Challenging source content

Some of the source texts are more challenging for the MT engines to translate. Others might result in translation errors that are easy to miss. Keep an extra eye on such sources when doing your PE task:

  • broken sentences or sentences with blank spaces to fill out,
  • hyperlinks or nonwords (codes with sets of letters and numbers, serial numbers, hashtags, docs paths, etc.),
  • tables of content, especially with numbers,
  • titles and lists of contents,
  • language, region, or country names,
  • dates and names of months (also in written form),
  • names, proper names, or organization names,
  • texts written in all caps, numbers, especially monetary values and symbols, such as currency symbols,
  • contents with mixed languages.

Error impact

Some issues have more impact than others. In this section, we would like to share how we would classify some of the most common MT issues using our DQF-MQM error typology. We hope this will help you in your work on post-editing tasks!

Critical issues

Issues that have a significant impact and may cause severe implications. Those are rarely produced by the MT but can cause more damage than others and might be difficult to spot:

  • MT hallucinations: the translation does not represent the original at all or is incomprehensible.
    Ex.: “The refugees crossed into Spain” becoming “crossed into Portugal”.

  • MT duplications: the translation contains duplicated source meaning or parts of it. Think about “boat boat” or “I went to the market, to the market I go”.

  • MT additions/omission: the translation includes or omits a word, symbol or number that is not in the original. For example, “1000” becomes “1000 €” or vice versa.

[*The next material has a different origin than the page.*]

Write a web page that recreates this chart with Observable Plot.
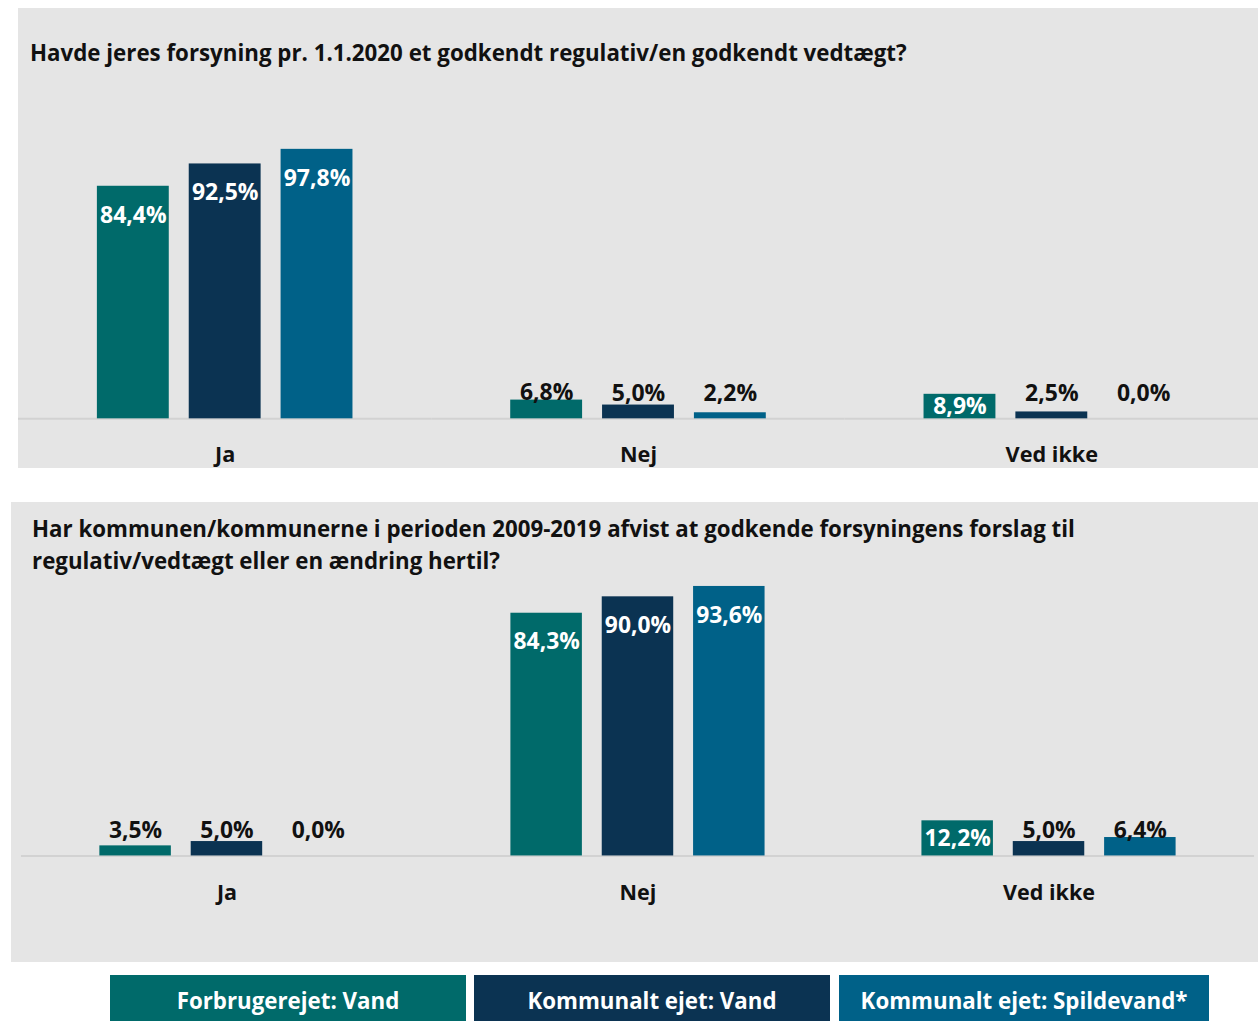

  • Changed numbers, dates, names, or strings of numbers and letters. Oddly, MT sometimes struggles with those and changes them to something else, within or outside of the same category. Compare those items with the original before accepting your segments if you do not want to have “May” instead of “November” in your translation.

Major issues

Issues that have a considerable impact and may confuse or mislead the reader. In case of MT outputs, they are often related to a lack of localization or consistency issues:

  • Titles or references (bibliography) that have not been localized. Do you need more clarity on how to approach them? Check the project instructions or reach out to your project manager.

  • Consistency issues (lexical or stylistic). MT does not really hold information between the segments and, consequently, does not make unified ‘decisions’. Do you need to translate a word in a particular way or are you following the same grammatical forms in the following sentences? Make sure to edit your MT output to reflect this.

Minor issues

Issues that have a slight impact do not cause loss of meaning nor confuse the reader. Those are more common and, if accumulated, tend to impact readers’ attention:

  • Omitted or unnecessary whitespaces, especially if the target language has any particular rules for them different from the source text rules.

    • Ex.: French takes two spaces before a question mark, while English does not take any.
  • Wrong punctuation in the target language. Make sure you always follow the correct punctuation rules for the language we are translating into, and not the original language’s ones!

    • Ex.: Spanish uses opening question marks, while English does not.
  • Wrong text formatting (bold, italics, uppercase, other) or inconsistent with source. Make sure to correct this also in your MTPE task.